#### [Stored records]
○ ○ ○ ○

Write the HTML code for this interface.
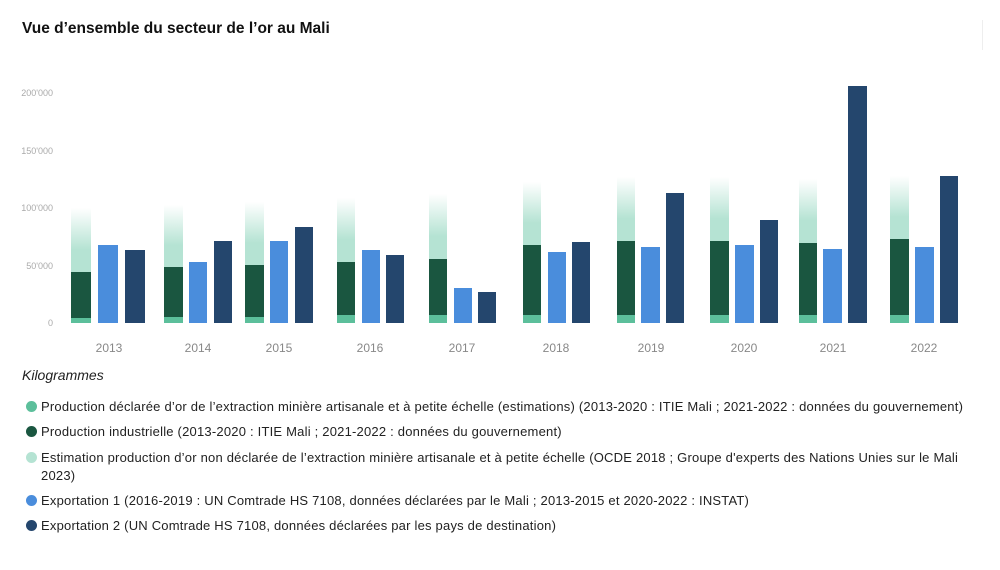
<!DOCTYPE html>
<html><head><meta charset="utf-8"><style>
body{margin:0;width:1000px;height:570px;background:#fff;font-family:"Liberation Sans",sans-serif;position:relative;overflow:hidden}
.t{position:absolute;left:22px;top:20px;font-size:15.5px;font-weight:bold;color:#111}
.k{position:absolute;left:22px;top:367px;font-size:14px;font-style:italic;color:#222}
.l{position:absolute;left:41px;font-size:13px;color:#222;line-height:18px;white-space:nowrap;letter-spacing:0.21px}
.d{position:absolute;left:26px;width:11px;height:11px;border-radius:50%}
</style></head><body>
<div class="t">Vue d’ensemble du secteur de l’or au Mali</div>
<div style="position:absolute;left:982px;top:20px;width:1px;height:30px;background:#eee"></div>
<svg width="1000" height="360" style="position:absolute;left:0;top:0">
<defs><linearGradient id="g" x1="0" y1="1" x2="0" y2="0"><stop offset="0" stop-color="#b5e3d3"/><stop offset="0.35" stop-color="#b5e3d3"/><stop offset="1" stop-color="#fff"/></linearGradient></defs>
<g font-size="9" fill="#aaa" text-anchor="end" font-family="Liberation Sans">
<text x="53" y="96">200'000</text><text x="53" y="154">150'000</text><text x="53" y="211">100'000</text><text x="53" y="269">50'000</text><text x="53" y="326">0</text></g>
<g font-size="12" fill="#888" text-anchor="middle" font-family="Liberation Sans">
<text x="109" y="352">2013</text><text x="198" y="352">2014</text><text x="279" y="352">2015</text><text x="370" y="352">2016</text><text x="462" y="352">2017</text><text x="556" y="352">2018</text><text x="651" y="352">2019</text><text x="744" y="352">2020</text><text x="833" y="352">2021</text><text x="924" y="352">2022</text></g>
<g>
<rect x="71" y="208" width="20" height="64" fill="url(#g)"/><rect x="71" y="272" width="20" height="46" fill="#1a5640"/><rect x="71" y="318" width="20" height="5" fill="#5cbf9b"/>
<rect x="164" y="205" width="19" height="62" fill="url(#g)"/><rect x="164" y="267" width="19" height="50" fill="#1a5640"/><rect x="164" y="317" width="19" height="6" fill="#5cbf9b"/>
<rect x="245" y="202" width="19" height="63" fill="url(#g)"/><rect x="245" y="265" width="19" height="52" fill="#1a5640"/><rect x="245" y="317" width="19" height="6" fill="#5cbf9b"/>
<rect x="337" y="198" width="18" height="64" fill="url(#g)"/><rect x="337" y="262" width="18" height="53" fill="#1a5640"/><rect x="337" y="315" width="18" height="8" fill="#5cbf9b"/>
<rect x="429" y="194" width="18" height="65" fill="url(#g)"/><rect x="429" y="259" width="18" height="56" fill="#1a5640"/><rect x="429" y="315" width="18" height="8" fill="#5cbf9b"/>
<rect x="523" y="182" width="18" height="63" fill="url(#g)"/><rect x="523" y="245" width="18" height="70" fill="#1a5640"/><rect x="523" y="315" width="18" height="8" fill="#5cbf9b"/>
<rect x="617" y="177" width="18" height="64" fill="url(#g)"/><rect x="617" y="241" width="18" height="74" fill="#1a5640"/><rect x="617" y="315" width="18" height="8" fill="#5cbf9b"/>
<rect x="710" y="177" width="19" height="64" fill="url(#g)"/><rect x="710" y="241" width="19" height="74" fill="#1a5640"/><rect x="710" y="315" width="19" height="8" fill="#5cbf9b"/>
<rect x="799" y="179" width="18" height="64" fill="url(#g)"/><rect x="799" y="243" width="18" height="72" fill="#1a5640"/><rect x="799" y="315" width="18" height="8" fill="#5cbf9b"/>
<rect x="890" y="176" width="19" height="63" fill="url(#g)"/><rect x="890" y="239" width="19" height="76" fill="#1a5640"/><rect x="890" y="315" width="19" height="8" fill="#5cbf9b"/>
</g>
<g fill="#4a8ddc">
<rect x="98" y="245" width="20" height="78"/><rect x="189" y="262" width="18" height="61"/><rect x="270" y="241" width="18" height="82"/><rect x="362" y="250" width="18" height="73"/><rect x="454" y="288" width="18" height="35"/><rect x="548" y="252" width="18" height="71"/><rect x="641" y="247" width="19" height="76"/><rect x="735" y="245" width="19" height="78"/><rect x="823" y="249" width="19" height="74"/><rect x="915" y="247" width="19" height="76"/>
</g>
<g fill="#24466d">
<rect x="125" y="250" width="20" height="73"/><rect x="214" y="241" width="18" height="82"/><rect x="295" y="227" width="18" height="96"/><rect x="386" y="255" width="18" height="68"/><rect x="478" y="292" width="18" height="31"/><rect x="572" y="242" width="18" height="81"/><rect x="666" y="193" width="18" height="130"/><rect x="760" y="220" width="18" height="103"/><rect x="848" y="86" width="19" height="237"/><rect x="940" y="176" width="18" height="147"/>
</g>
</svg>
<div class="k">Kilogrammes</div>
<div class="d" style="top:401px;background:#5cbf9b"></div><div class="l" style="top:398px">Production déclarée d’or de l’extraction minière artisanale et à petite échelle (estimations) (2013-2020 : ITIE Mali ; 2021-2022 : données du gouvernement)</div>
<div class="d" style="top:426px;background:#1a5640"></div><div class="l" style="top:423px">Production industrielle (2013-2020 : ITIE Mali ; 2021-2022 : données du gouvernement)</div>
<div class="d" style="top:452px;background:#b5e3d3"></div><div class="l" style="top:449px">Estimation production d’or non déclarée de l’extraction minière artisanale et à petite échelle (OCDE 2018 ; Groupe d'experts des Nations Unies sur le Mali<br>2023)</div>
<div class="d" style="top:495px;background:#4a8ddc"></div><div class="l" style="top:492px">Exportation 1 (2016-2019 : UN Comtrade HS 7108, données déclarées par le Mali ; 2013-2015 et 2020-2022 : INSTAT)</div>
<div class="d" style="top:520px;background:#24466d"></div><div class="l" style="top:517px">Exportation 2 (UN Comtrade HS 7108, données déclarées par les pays de destination)</div>
</body></html>
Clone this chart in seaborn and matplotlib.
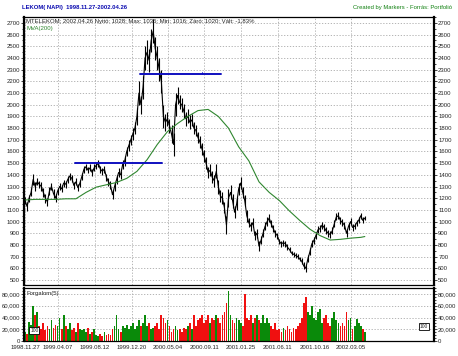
import matplotlib
matplotlib.use('Agg')
import matplotlib.pyplot as plt
import matplotlib.ticker as mticker
import seaborn as sns
import numpy as np

# weekly closes, 1998.11.27 - 2002.04.26
close = [1180, 1130, 1200, 1250, 1360, 1300, 1340, 1320, 1300, 1250,
         1200, 1170, 1260, 1300, 1240, 1200, 1260, 1300, 1280, 1330,
         1320, 1360, 1390, 1370, 1310, 1340, 1290, 1330, 1390, 1450,
         1470, 1440, 1460, 1420, 1460, 1480, 1500, 1450, 1430, 1450,
         1380, 1340, 1310, 1230, 1300, 1360, 1420, 1400, 1490, 1520,
         1600, 1650, 1700, 1750, 1800, 1900, 2100, 2000, 2150, 2400,
         2450, 2380, 2550, 2630, 2480, 2400, 2300, 2200, 1900, 1850,
         1880, 1820, 1750, 1660, 2000, 2080, 2020, 2000, 1950, 1880,
         1900, 1850, 1870, 1800, 1780, 1720, 1680, 1620, 1560, 1500,
         1420, 1440, 1380, 1350, 1430, 1300, 1220, 1200, 1120, 970,
         1200, 1250, 1180, 1080, 1150, 1280, 1330, 1250, 1180, 1050,
         990, 960, 990, 880, 900, 790, 840, 900, 960, 1000,
         1030, 980, 940, 900, 880, 830, 810, 820, 810, 780,
         760, 730, 720, 710, 700, 680, 660, 620, 600, 680,
         740, 810, 840, 880, 930, 940, 970, 950, 920, 900,
         890, 920, 980, 1040, 1050, 1010, 990, 970, 900, 960,
         1000, 950, 960, 990, 1010, 1050, 1010, 1030]

# weekly high-low range (thickness of the daily bar band)
week_range = [60, 80, 60, 70, 90, 70, 60, 60, 70, 80,
              80, 70, 70, 60, 70, 70, 60, 60, 60, 60,
              60, 60, 60, 60, 60, 60, 60, 60, 60, 60,
              50, 50, 60, 60, 60, 60, 60, 60, 60, 60,
              60, 70, 70, 80, 70, 70, 70, 70, 80, 80,
              80, 90, 90, 100, 100, 150, 200, 150, 200, 200,
              200, 200, 200, 200, 200, 200, 200, 200, 200, 150,
              120, 120, 150, 200, 200, 150, 120, 120, 120, 120,
              120, 120, 100, 100, 100, 100, 100, 100, 100, 100,
              100, 100, 100, 100, 120, 120, 100, 100, 100, 150,
              150, 120, 120, 100, 100, 100, 100, 100, 100, 100,
              80, 80, 80, 80, 80, 80, 70, 70, 70, 70,
              70, 60, 60, 60, 50, 50, 50, 50, 50, 50,
              40, 40, 40, 40, 40, 40, 50, 60, 60, 60,
              60, 60, 60, 60, 60, 60, 60, 60, 60, 60,
              60, 60, 60, 60, 60, 60, 60, 60, 60, 60,
              60, 60, 50, 50, 50, 50, 50, 40]

# weekly turnover peaks, thousands
volume = [15, 12, 33, 28, 60, 45, 50, 25, 20, 30,
          18, 25, 20, 35, 22, 28, 25, 40, 20, 45,
          25, 20, 30, 18, 22, 15, 30, 20, 18, 20,
          15, 22, 12, 15, 20, 10, 8, 12, 8, 15,
          10, 12, 10, 20, 25, 45, 20, 15, 25, 22,
          28, 20, 25, 30, 20, 25, 35, 25, 30, 45,
          25, 30, 20, 22, 25, 30, 20, 45, 40, 30,
          35, 25, 15, 20, 25, 18, 20, 15, 22, 20,
          25, 30, 20, 45, 25, 35, 40, 45, 30, 35,
          45, 30, 40, 35, 45, 40, 30, 45, 50, 65,
          85, 45, 35, 30, 40, 35, 30, 25, 80, 40,
          35, 45, 30, 40, 45, 35, 30, 45, 30, 40,
          30, 25, 20, 30, 18, 20, 15, 22, 18, 25,
          20, 15, 22, 20, 25, 30, 40, 65, 75, 50,
          45, 60, 40, 35, 50, 55, 30, 40, 45, 30,
          25, 40, 50, 35, 30, 25, 30, 25, 50, 35,
          40, 20, 25, 38, 30, 25, 20, 15]

# 200 day moving average, read every 5 weeks
mva_week = [0, 5, 10, 15, 20, 25, 30, 35, 40, 45, 50, 55, 60, 65, 70, 75, 80, 85,
            90, 95, 100, 105, 110, 115, 120, 125, 130, 135, 140, 145, 150, 155,
            160, 165, 167]
mva = [1185, 1190, 1190, 1190, 1195, 1195, 1250, 1295, 1315, 1335, 1370, 1430,
       1530, 1660, 1770, 1840, 1900, 1950, 1960, 1900, 1800, 1640, 1520, 1340,
       1250, 1180, 1090, 1010, 935, 880, 842, 848, 858, 865, 872]

date_labels = ['1998.11.27', '1999.04.07', '1999.08.12', '1999.12.20', '2000.05.04',
               '2000.09.11', '2001.01.25', '2001.06.11', '2001.10.16', '2002.03.05']
date_pos = [0, 16.2, 34.4, 52.6, 70.3, 88.0, 106.1, 124.3, 142.5, 160.2]

# trend lines drawn on the chart
support = (24.6, 67.3, 1500)
resist = (56.5, 96.3, 2265)

weeks = np.arange(len(close))
close_a = np.array(close)
rng_a = np.array(week_range)

sns.set_style('white')
plt.rcParams['font.family'] = ['Liberation Sans', 'DejaVu Sans']

fig = plt.figure(figsize=(4.58, 3.56), dpi=100)
ax = fig.add_axes([0.0524, 0.1994, 0.8952, 0.7528])
axv = fig.add_axes([0.0524, 0.0421, 0.8952, 0.1489])

grid_kw = dict(color='#a8a8a8', linestyle=(0, (1.5, 2)), linewidth=0.6)

# price panel
ax.vlines(weeks, close_a - rng_a / 2, close_a + rng_a / 2, color='black', linewidth=0.8)
sns.lineplot(x=weeks, y=close, ax=ax, color='black', linewidth=0.8)
sns.lineplot(x=mva_week, y=mva, ax=ax, color='#2f862f', linewidth=0.8)
ax.plot(support[:2], [support[2]] * 2, color='#1010c0', linewidth=1.4)
ax.plot(resist[:2], [resist[2]] * 2, color='#1010c0', linewidth=1.4)
ax.plot([87, 87], [resist[2], resist[2] + 12], color='#1010c0', linewidth=0.6)

ax.set_xlim(-0.5, 201)
ax.set_ylim(457, 2751)
ax.set_yticks(range(500, 2701, 100))
ax.yaxis.set_minor_locator(mticker.MultipleLocator(50))
ax.set_xticks(date_pos)
ax.set_xticklabels([])
ax.grid(True, **grid_kw)
ax.tick_params(axis='y', which='both', labelright=True, right=True, left=True,
               labelsize=4.3, length=2, width=0.6, pad=1)
ax.tick_params(axis='y', which='minor', length=1.2)
ax.tick_params(axis='x', length=0)

ax.text(0.005, 0.993, 'MTELEKOM; 2002.04.26 Nyitó: 1028; Max: 1035; Min: 1016; Záró: 1020; Vált: -1,83%',
        transform=ax.transAxes, fontsize=4.3, va='top', ha='left')
ax.text(0.005, 0.968, 'MVA(200)', transform=ax.transAxes, fontsize=4.3,
        va='top', ha='left', color='#2f862f')

# turnover panel
prev = [close[0]] + close[:-1]
colors = ['#0a8a0a' if c >= p else '#f01010' for c, p in zip(close, prev)]
axv.bar(weeks, [v * 1000 for v in volume], width=0.85, color=colors, linewidth=0)

axv.set_xlim(-0.5, 201)
axv.set_ylim(0, 90200)
axv.set_yticks(range(0, 80001, 20000))
axv.yaxis.set_major_formatter(mticker.FuncFormatter(lambda v, p: f'{int(v):,}'))
axv.yaxis.set_minor_locator(mticker.MultipleLocator(5000))
axv.set_xticks(date_pos)
axv.set_xticklabels(date_labels)
axv.grid(True, **grid_kw)
axv.tick_params(axis='y', which='both', labelright=True, right=True, left=True,
                labelsize=4.3, length=2, width=0.6, pad=1)
axv.tick_params(axis='y', which='minor', length=1.2)
axv.tick_params(axis='x', labelsize=4.3, length=2, width=0.6, pad=1)
axv.text(0.005, 0.95, 'Forgalom(5)', transform=axv.transAxes, fontsize=4.3,
         va='top', ha='left')

for a in (ax, axv):
    for side in ('top', 'bottom'):
        a.spines[side].set_linewidth(0.9)
    for side in ('left', 'right'):
        a.spines[side].set_linewidth(1.6)
    for s in a.spines.values():
        s.set_color('black')

box = dict(boxstyle='square,pad=0.15', facecolor='white', edgecolor='black', linewidth=0.6)
axv.text(0.015, 0.2, '100', transform=axv.transAxes, fontsize=3.5, ha='left', va='center', bbox=box)
axv.text(0.985, 0.27, '100', transform=axv.transAxes, fontsize=3.5, ha='right', va='center', bbox=box)

fig.text(22 / 458, 1 - 8 / 356, 'LEKOM( NAPI)  1998.11.27-2002.04.26', fontsize=4.2,
         fontweight='bold', color='#0a0ab0', va='center', ha='left')
fig.text(452 / 458, 1 - 7 / 356, 'Created by Markers - Forrás: Portfolió', fontsize=4.2,
         color='#108010', va='center', ha='right')

fig.savefig('out.png', dpi=100)
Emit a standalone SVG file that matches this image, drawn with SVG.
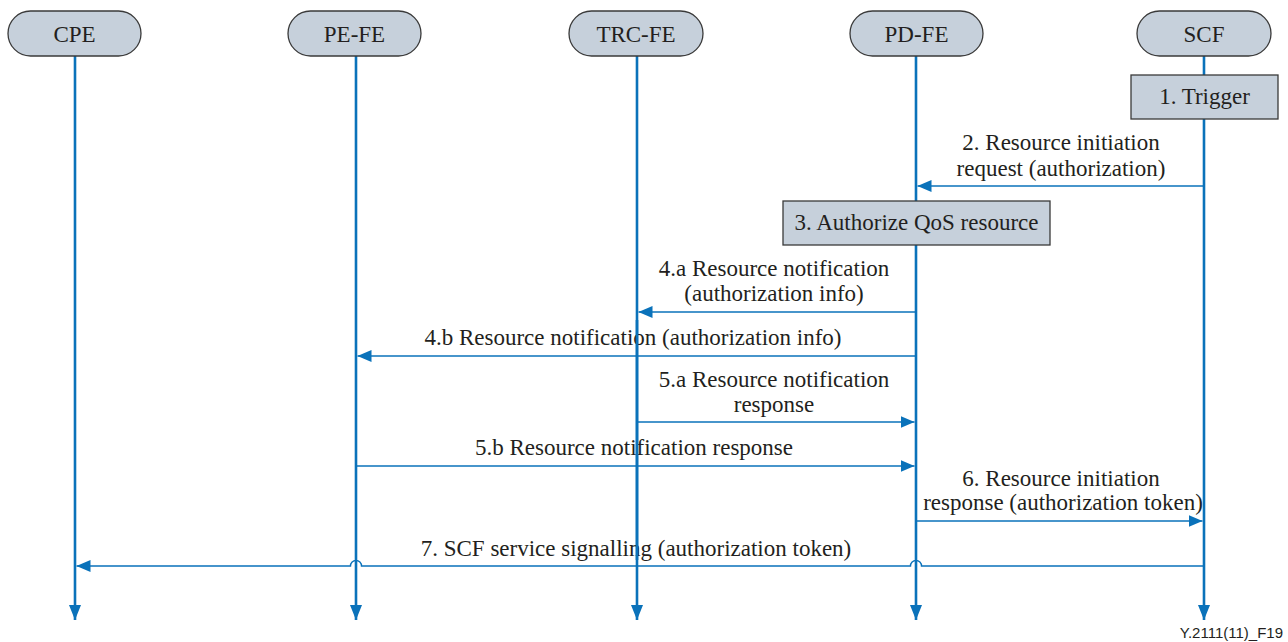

○ ○ ○ ○

Scan the listing above for the word "chart" and copy every line that holds it.

#### [Full solution]
Clone this chart in seaborn and matplotlib.
# trend lines drawn on the chart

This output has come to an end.